**To be done**
Gather from the listing below each line that includes the word "diagram", and copy it.

# # # # #

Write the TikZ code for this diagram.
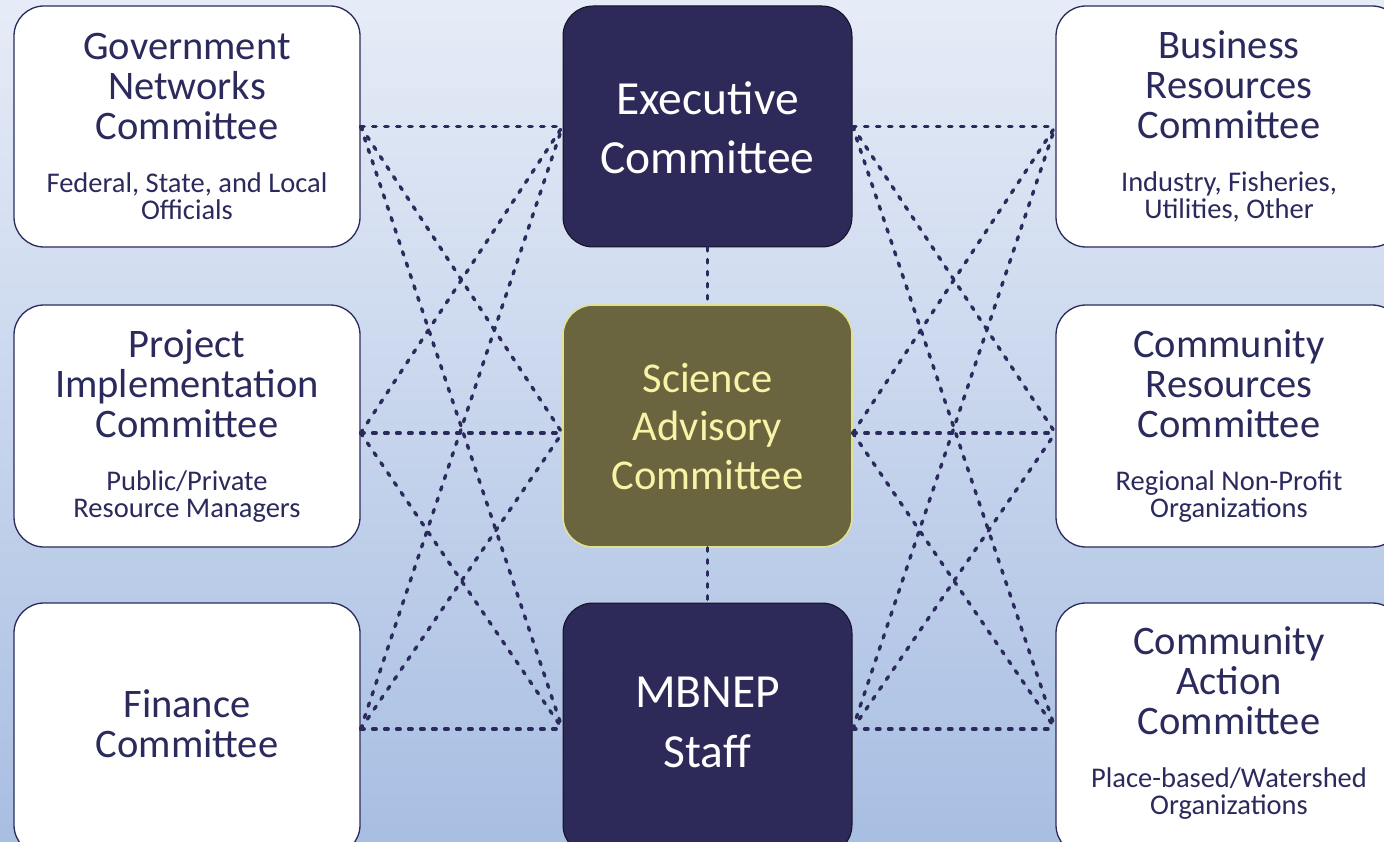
\documentclass[tikz,border=0pt]{standalone}
\usepackage{fontspec}
\setmainfont{Carlito}
\definecolor{ink}{HTML}{2B2A5C}
\definecolor{darkfill}{HTML}{2D2A5A}
\definecolor{olive}{HTML}{6A653E}
\definecolor{oliveedge}{HTML}{E0E290}
\definecolor{paleyellow}{HTML}{F7F4A8}
\definecolor{bgtop}{HTML}{E6ECF7}
\definecolor{bgbot}{HTML}{A8BEE2}
\begin{document}
\begin{tikzpicture}[x=1pt,y=-1pt,
  sidebox/.style={draw=ink, line width=1.3pt, fill=white, rounded corners=30pt, minimum width=346pt, inner sep=0pt},
  midbox/.style={draw=black!60!darkfill, line width=1pt, fill=darkfill, rounded corners=30pt, minimum width=289pt, inner sep=0pt},
  scibox/.style={draw=oliveedge, line width=1.6pt, fill=olive, rounded corners=30pt, minimum width=289pt, inner sep=0pt},
  ttl/.style={text=ink, align=center, font=\fontsize{40.5}{40}\selectfont, inner sep=0pt},
  subt/.style={text=ink, align=center, font=\fontsize{28.5}{27}\selectfont, inner sep=0pt},
  bigt/.style={align=center, font=\fontsize{47.5}{59}\selectfont, inner sep=0pt},
  link/.style={draw=ink, line width=3.4pt, line cap=round, dash pattern=on 3.5pt off 8.5pt}]
\useasboundingbox (0,0) rectangle (1384,842);
\clip (0,0) rectangle (1384,842);
\shade[top color=bgtop, bottom color=bgbot] (0,0) rectangle (1384,842);

% left column
\node[sidebox, minimum height=241pt] (gov) at (187,126.5) {};
\node[sidebox, minimum height=242pt] (proj) at (187,426) {};
\node[sidebox, minimum height=252pt] (fin) at (187,729) {};
% right column
\node[sidebox, minimum height=241pt] (bus) at (1229,126.5) {};
\node[sidebox, minimum height=242pt] (cres) at (1229,426) {};
\node[sidebox, minimum height=252pt] (cact) at (1229,729) {};
% centre column
\node[midbox, minimum height=241pt] (exec) at (707.5,126.5) {};
\node[scibox, minimum height=242pt] (sci) at (707.5,426) {};
\node[midbox, minimum height=252pt] (staff) at (707.5,729) {};

% texts
\node[ttl] (govT) at (187,87) {Government\\Networks\\Committee};
\node[subt] (govS) at (187,196) {Federal, State, and Local\\Officials};
\node[ttl] (projT) at (187,384) {Project\\Implementation\\Committee};
\node[subt] (projS) at (187,497) {Public/Private\\Resource Managers};
\node[ttl] (finT) at (187,724) {Finance\\Committee};
\node[ttl] (busT) at (1229,85) {Business\\Resources\\Committee};
\node[subt] (busS) at (1229,197) {Industry, Fisheries,\\Utilities, Other};
\node[ttl] (cresT) at (1229,384) {Community\\Resources\\Committee};
\node[subt] (cresS) at (1229,497) {Regional Non-Profit\\Organizations};
\node[ttl] (cactT) at (1229,681) {Community\\Action\\Committee};
\node[subt] (cactS) at (1229,794) {Place-based/Watershed\\Organizations};
\node[bigt, text=white] (execT) at (707.5,127.5) {Executive\\Committee};
\node[bigt, text=paleyellow, font=\fontsize{42.5}{48.5}\selectfont] (sciT) at (707.5,426.5) {Science\\Advisory\\Committee};
\node[bigt, text=white, font=\fontsize{47.5}{60}\selectfont] (staffT) at (707.5,722) {MBNEP\\Staff};

% connection points
\coordinate (l1) at (gov.east);
\coordinate (l2) at ([yshift=-7pt]proj.east);
\coordinate (l3) at (fin.east);
\coordinate (r1) at (bus.west);
\coordinate (r2) at ([yshift=-7pt]cres.west);
\coordinate (r3) at (cact.west);
\coordinate (cl1) at (exec.west);
\coordinate (cl2) at ([yshift=-7pt]sci.west);
\coordinate (cl3) at (staff.west);
\coordinate (cr1) at (exec.east);
\coordinate (cr2) at ([yshift=-7pt]sci.east);
\coordinate (cr3) at (staff.east);

\foreach \a in {1,2,3}{
  \foreach \b in {1,2,3}{
    \draw[link] (l\a) -- (cl\b);
    \draw[link] (cr\a) -- (r\b);
  }
}
\draw[link] (exec.south) -- (sci.north);
\draw[link] (sci.south) -- (staff.north);
\end{tikzpicture}
\end{document}
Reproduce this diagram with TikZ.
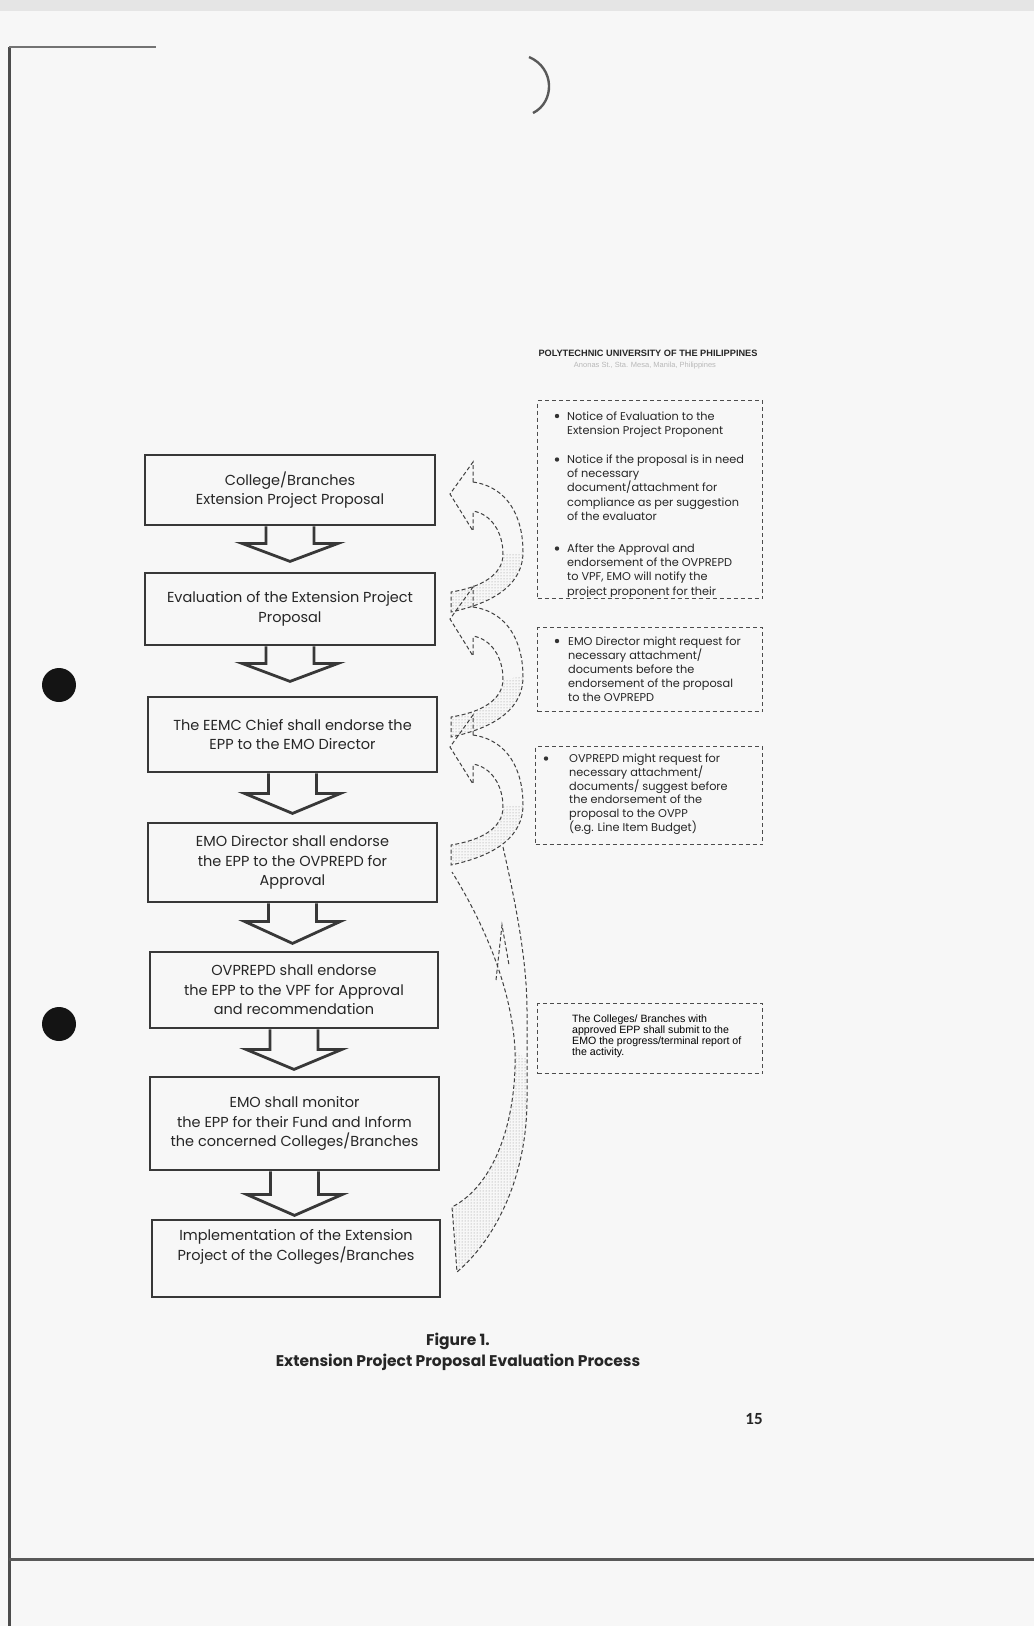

# # # # #

**Answer below**
Write the TikZ code for this diagram.
Reproduce this diagram with TikZ.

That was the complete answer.